In 2013 Delta Lotsman was turned into a branch of state company "Ukrainian Sea Ports Authority" which supervises all sea ports.

Delta-Lotsman also has its own specialized fleet of pilot boats including about 20 pilot cutters, few surveying cutters, a multifunctional tug with ice passing abilities and a dredging boat.

==Fleet==
Due to the annexation of Crimea by the Russian Federation several ships were taken away by the Russian authorities. Most of those vessels are operated by the Russian company Lotsman-Krym.
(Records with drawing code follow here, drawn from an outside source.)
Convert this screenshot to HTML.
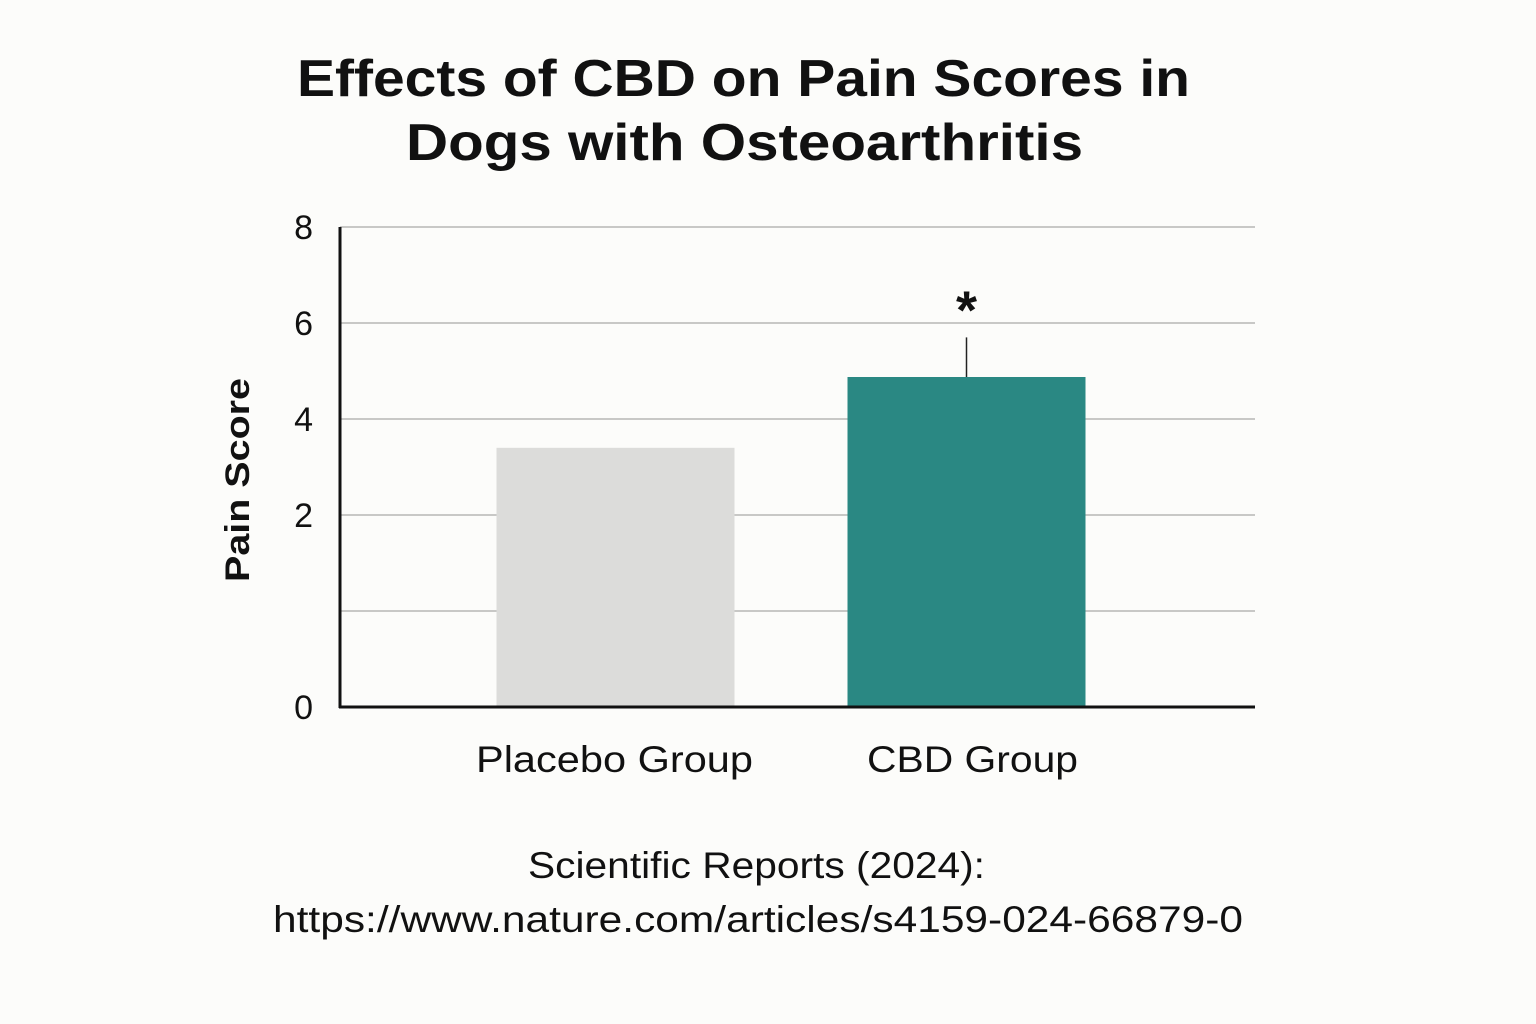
<!DOCTYPE html>
<html><head><meta charset="utf-8"><style>
html,body{margin:0;padding:0;background:#fcfcfa;}
svg{display:block;font-family:"Liberation Sans",sans-serif;}
</style></head><body>
<svg width="1536" height="1024" viewBox="0 0 1536 1024">
<rect width="1536" height="1024" fill="#fcfcfa"/>
<text x="297" y="96" textLength="893" lengthAdjust="spacingAndGlyphs" font-size="52" font-weight="bold" fill="#111">Effects of CBD on Pain Scores in</text>
<text x="406" y="160" textLength="677" lengthAdjust="spacingAndGlyphs" font-size="52" font-weight="bold" fill="#111">Dogs with Osteoarthritis</text>
<g id="grid"></g>
<g id="bars"></g>
<g id="axes"></g>
<text transform="translate(249,582) rotate(-90)" textLength="204" lengthAdjust="spacingAndGlyphs" font-size="34" font-weight="bold" fill="#111">Pain Score</text>
<text x="528" y="878" textLength="457" lengthAdjust="spacingAndGlyphs" font-size="37" fill="#111">Scientific Reports (2024):</text>
<text x="273" y="932" textLength="970" lengthAdjust="spacingAndGlyphs" font-size="37" fill="#111">https://www.nature.com/articles/s4159-024-66879-0</text>
</svg>
<script>
const categories = ["Placebo Group", "CBD Group"];
const values = [5.4, 6.875];
const errorTops = [null, 7.7];
const significance = ["", "*"];
const tickValues = [0, 2, 4, 6, 8, 10];
const tickLabels = ["0", "", "2", "4", "6", "8"];
const colors = ["#dcdcda", "#2a8883"];

const NS = "http://www.w3.org/2000/svg";
const y0 = 707, yTop = 227, vMax = 10, xL = 340, xR = 1255;
function y(v){ return y0 - (v / vMax) * (y0 - yTop); }
const bandStart = 440, band = 351, barW = 238;
const labelWidths = [277, 211];
function xc(i){ return bandStart + band * i + band / 2; }
function mk(tag, attrs, parent){ const e = document.createElementNS(NS, tag); for (const k in attrs) e.setAttribute(k, attrs[k]); parent.appendChild(e); return e; }
const grid = document.getElementById("grid"), bars = document.getElementById("bars"), axes = document.getElementById("axes");
tickValues.forEach((v, i) => {
  if (v > 0) {
    const l = mk("line", {x1: xL, x2: xR, y1: y(v), y2: y(v), stroke: "#c8c8c6", "stroke-width": 2}, grid);
    
    
  }
  const t = mk("text", {x: 313, y: y(v) + 12, "text-anchor": "end", "font-size": 34, fill: "#111"}, axes);
  t.textContent = tickLabels[i];
  
  
});
categories.forEach((c, i) => {
  const cx = xc(i);
  const r = mk("rect", {x: cx - barW / 2, y: y(values[i]), width: barW, height: y0 - y(values[i]), fill: colors[i]}, bars);
  
  
  if (errorTops[i] !== null) {
    const e = mk("line", {x1: cx, x2: cx, y1: y(values[i]), y2: y(errorTops[i]), stroke: "#222", "stroke-width": 1.5}, bars);
    
    
  }
  if (significance[i]) {
    const s = mk("text", {x: cx, y: y(errorTops[i] || values[i]) - 9, "text-anchor": "middle", "font-size": 54, "font-weight": "bold", fill: "#111"}, bars);
    s.textContent = significance[i];
    
    
  }
  const t = mk("text", {x: cx - labelWidths[i] / 2 + (i === 0 ? -1 : 6), y: 772, textLength: labelWidths[i], lengthAdjust: "spacingAndGlyphs", "font-size": 37, fill: "#111"}, axes);
  t.textContent = c;
  
  
});
const ya = mk("line", {x1: xL, x2: xL, y1: yTop, y2: y0 + 1, stroke: "#111", "stroke-width": 3}, axes);


const xa = mk("line", {x1: xL - 1, x2: xR, y1: y0, y2: y0, stroke: "#111", "stroke-width": 3}, axes);


</script>
</body></html>
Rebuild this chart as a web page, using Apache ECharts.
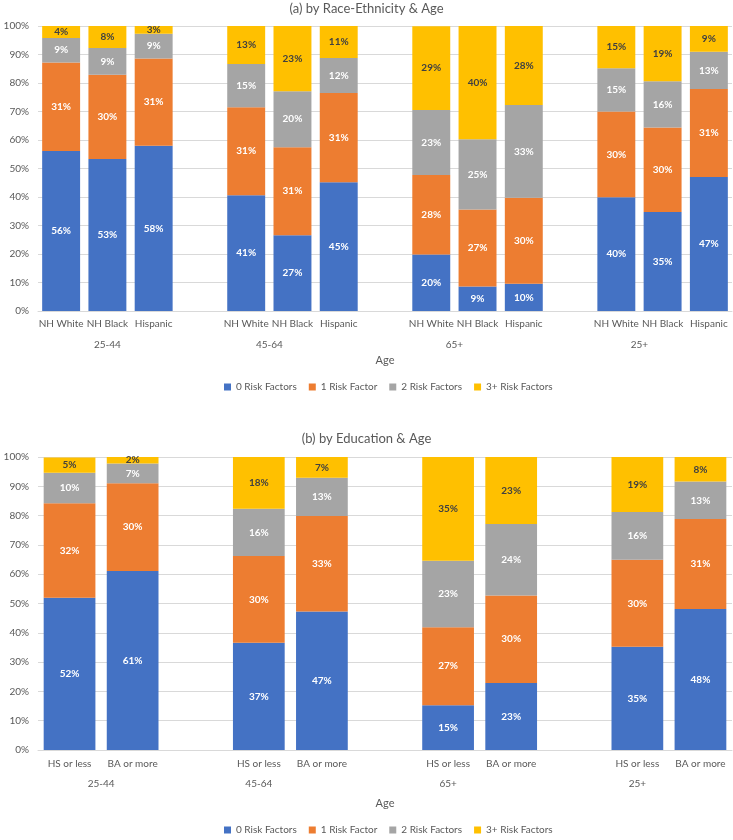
<!DOCTYPE html>
<html>
<head>
<meta charset="utf-8">
<script src="https://cdn.jsdelivr.net/npm/echarts@6/dist/echarts.min.js"></script>
<style>
  html, body { margin: 0; padding: 0; background: #fff; }
  #main { width: 733px; height: 840px; }
</style>
</head>
<body>
<div id="main"></div>
<script>
// data
var ages = ['25-44', '45-64', '65+', '25+'];
var raceCats = ['NH White', 'NH Black', 'Hispanic'];
var eduCats = ['HS or less', 'BA or more'];
var seriesNames = ['0 Risk Factors', '1 Risk Factor', '2 Risk Factors', '3+ Risk Factors'];
var colors = ['#4472C4', '#ED7D31', '#A5A5A5', '#FFC000'];

// race-ethnicity, age-major order (3 bars per age group)
var race0 = [56.1, 53.3, 58.0, 40.6, 26.6, 45.2, 19.8, 8.6, 9.6, 39.9, 34.7, 47.0];
var race1 = [31.1, 29.6, 30.6, 30.9, 30.9, 31.3, 27.9, 27.0, 30.1, 30.1, 29.7, 30.9];
var race2 = [8.6, 9.4, 8.7, 15.2, 19.6, 12.3, 22.8, 24.7, 32.6, 15.2, 16.2, 13.1];
var race3 = [4.2, 7.7, 2.7, 13.3, 22.9, 11.2, 29.4, 39.7, 27.7, 14.8, 19.4, 9.0];

// education, age-major order (2 bars per age group)
var edu0 = [52.0, 61.1, 36.6, 47.3, 15.3, 22.9, 35.2, 48.1];
var edu1 = [32.2, 29.9, 29.6, 32.6, 26.6, 29.8, 29.7, 30.7];
var edu2 = [10.4, 6.8, 16.1, 13.0, 22.7, 24.4, 16.3, 12.8];
var edu3 = [5.2, 2.2, 17.7, 7.1, 35.4, 22.9, 18.8, 8.4];

var FONT = 'Lato, "Open Sans", sans-serif';
var GREY = '#595959';

// Excel-style multi level axis: an empty slot before every group but the first
function buildCats(sub) {
  var cats = [], centers = [];
  ages.forEach(function (a, i) {
    var start = cats.length;
    if (i > 0) cats.push('');
    sub.forEach(function (s) { cats.push(s); });
    centers.push((start + cats.length - 1) / 2);
  });
  return { cats: cats, centers: centers };
}
function spread(vals, n) {
  var out = [];
  vals.forEach(function (v, k) {
    if (k > 0 && k % n === 0) out.push('-');
    out.push(v);
  });
  return out;
}

var race = buildCats(raceCats);
var edu = buildCats(eduCats);

function xAxes(gi, info, subMargin, grpMargin, nameGap) {
  return [{
    type: 'category', gridIndex: gi, data: info.cats,
    axisLine: { lineStyle: { color: '#d9d9d9' } },
    axisTick: { show: false },
    axisLabel: { color: GREY, fontSize: 10, fontFamily: FONT, margin: subMargin, interval: 0 }
  }, {
    type: 'value', gridIndex: gi, position: 'bottom',
    min: -0.5, max: info.cats.length - 0.5,
    axisLine: { show: false }, axisTick: { show: false }, splitLine: { show: false },
    axisLabel: {
      color: GREY, fontSize: 10, fontFamily: FONT, margin: grpMargin,
      customValues: info.centers,
      formatter: function (v) {
        var k = info.centers.indexOf(v);
        return k >= 0 ? ages[k] : '';
      }
    },
    name: 'Age', nameLocation: 'middle', nameGap: nameGap,
    nameTextStyle: { color: GREY, fontSize: 11, fontFamily: FONT }
  }];
}
function yAxis(gi) {
  return {
    type: 'value', gridIndex: gi, min: 0, max: 100, interval: 10,
    axisLabel: { color: GREY, fontSize: 10, fontFamily: FONT, margin: 9, formatter: '{value}%' },
    axisLine: { show: false }, axisTick: { show: false },
    splitLine: { lineStyle: { color: '#d9d9d9' } }
  };
}
function makeSeries(gi, sets, n) {
  return sets.map(function (vals, i) {
    return {
      name: seriesNames[i], type: 'bar', stack: 's' + gi,
      xAxisIndex: gi * 2, yAxisIndex: gi,
      barCategoryGap: '18%',
      itemStyle: { color: colors[i] },
      label: {
        show: true, position: 'inside',
        color: i === 3 ? '#404040' : '#ffffff',
        fontSize: 10, fontWeight: 'bold', fontFamily: FONT,
        formatter: function (p) { return Math.round(p.value) + '%'; }
      },
      data: spread(vals, n)
    };
  });
}
function legend(top) {
  return {
    data: seriesNames, top: top, left: 219,
    itemWidth: 7, itemHeight: 7, itemGap: 12, icon: 'rect',
    textStyle: { color: GREY, fontSize: 10, fontFamily: FONT }
  };
}

var chart = echarts.init(document.getElementById('main'));
chart.setOption({
  animation: false,
  color: colors,
  title: [
    { text: '(a) by Race-Ethnicity & Age', left: 'center', top: -3,
      textStyle: { color: GREY, fontSize: 13, fontWeight: 'normal', fontFamily: FONT } },
    { text: '(b) by Education & Age', left: 'center', top: 427,
      textStyle: { color: GREY, fontSize: 13, fontWeight: 'normal', fontFamily: FONT } }
  ],
  legend: [legend(377), legend(820)],
  grid: [
    { left: 38, right: 1, top: 26, height: 285 },
    { left: 38, right: 1, top: 457, height: 293 }
  ],
  xAxis: xAxes(0, race, 8, 29, 44).concat(xAxes(1, edu, 9, 29, 48)),
  yAxis: [yAxis(0), yAxis(1)],
  series: makeSeries(0, [race0, race1, race2, race3], raceCats.length)
    .concat(makeSeries(1, [edu0, edu1, edu2, edu3], eduCats.length))
});
</script>
</body>
</html>
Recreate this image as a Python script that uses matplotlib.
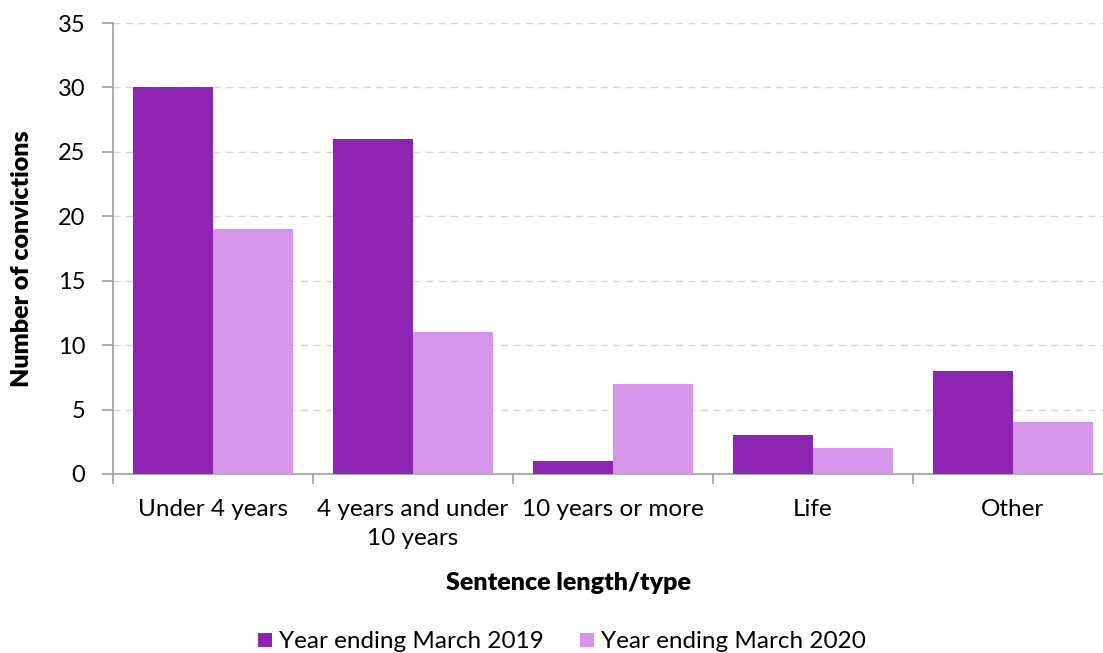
import numpy as np
import matplotlib.pyplot as plt

categories = ["Under 4 years", "4 years and under\n10 years", "10 years or more", "Life", "Other"]
series_names = ["Year ending March 2019", "Year ending March 2020"]
values_2019 = [30, 26, 1, 3, 8]
values_2020 = [19, 11, 7, 2, 4]
colors = ["#8E24B2", "#D495EA"]

plt.rcParams["font.family"] = ["Lato", "DejaVu Sans"]

W, H = 1103, 653
fig = plt.figure(figsize=(W / 100, H / 100), dpi=100)
# plot area runs a little past the right edge, as in the original
ax = fig.add_axes([113 / W, (H - 474) / H, 1000 / W, 451 / H])

x = np.arange(len(categories))
width = 0.4
ax.bar(x - width / 2, values_2019, width, color=colors[0], label=series_names[0], zorder=3)
ax.bar(x + width / 2, values_2020, width, color=colors[1], label=series_names[1], zorder=3)

ax.set_xlim(-0.5, len(categories) - 0.5)
ax.set_ylim(0, 35)
ax.set_yticks(np.arange(0, 36, 5))
ax.set_xticks(x)
ax.set_xticklabels(categories, fontsize=17.5, linespacing=1.45)
ax.set_xticks(np.arange(-0.5, len(categories), 1), minor=True)
ax.tick_params(axis="x", which="major", length=0, pad=18)
ax.tick_params(axis="x", which="minor", length=7, color="#A0A0A0", width=1.2)
ax.tick_params(axis="y", length=8, color="#A0A0A0", width=1.2, labelsize=17, pad=12)

ax.yaxis.grid(True, linestyle=(0, (5, 4)), color="#D9D9D9", linewidth=1, zorder=0)
for side in ["top", "right"]:
    ax.spines[side].set_visible(False)
for side in ["left", "bottom"]:
    ax.spines[side].set_color("#A0A0A0")
    ax.spines[side].set_linewidth(1.2)

ax.set_ylabel("Number of convictions", fontsize=18, fontweight="heavy", va="center")
ax.yaxis.set_label_coords((22 - 113) / 1000, (474 - 259) / 451)
ax.set_xlabel("Sentence length/type", fontsize=18, fontweight="heavy", va="center")
ax.xaxis.set_label_coords((569 - 113) / 1000, (474 - 583) / 451)

fig.legend(loc="center", bbox_to_anchor=(562 / W, (H - 642) / H), ncol=2, frameon=False,
           fontsize=17.5, handlelength=0.55, handleheight=0.55, handletextpad=0.3,
           columnspacing=1.5)

fig.savefig("out.png", dpi=100)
- Project 1459 is an inshore pilot boat with power of 440 kW. It was created by Leningrad Central Project Design Bureau, an all its ships were built by the Leningrad Shipyard "Pella" (Otradnoye, Russia) in 1977–1992) The cutter has two diesel engines of 3D12 type. These types of pilot boats are very common in the post Soviet countries including the Baltic states. In Ukraine most of these pilot boats owned and operated by the Delta Lotsman, but there are few that serve local sea ports.
  - Komsomolets Hutsal (1988)
  - LK-115 (1991)
  - Lotsman Mazhara (1987)
  - LK-121 (1992)
  - Morskoi-2 (1978) taken away by Russia
  - LK-88 (1989) taken away by Russia
  - LK-102 (1989) taken away by Russia
  - Almaz (1990) taken away by Russia
- Project 14550 is a modernized version of project 1459. Those are also the same type of pilot boats just a little improved. The vessels were designed and built by the same companies in 1990s after dissolution of the Soviet Union.
  - Kapitan Belukha (1995)
- Project 70161 is a Ukrainian type of pilot boats built at Okean Shipyard in Mykolaiv. These pilot boats have power of 716 kW. There is only one known vessel.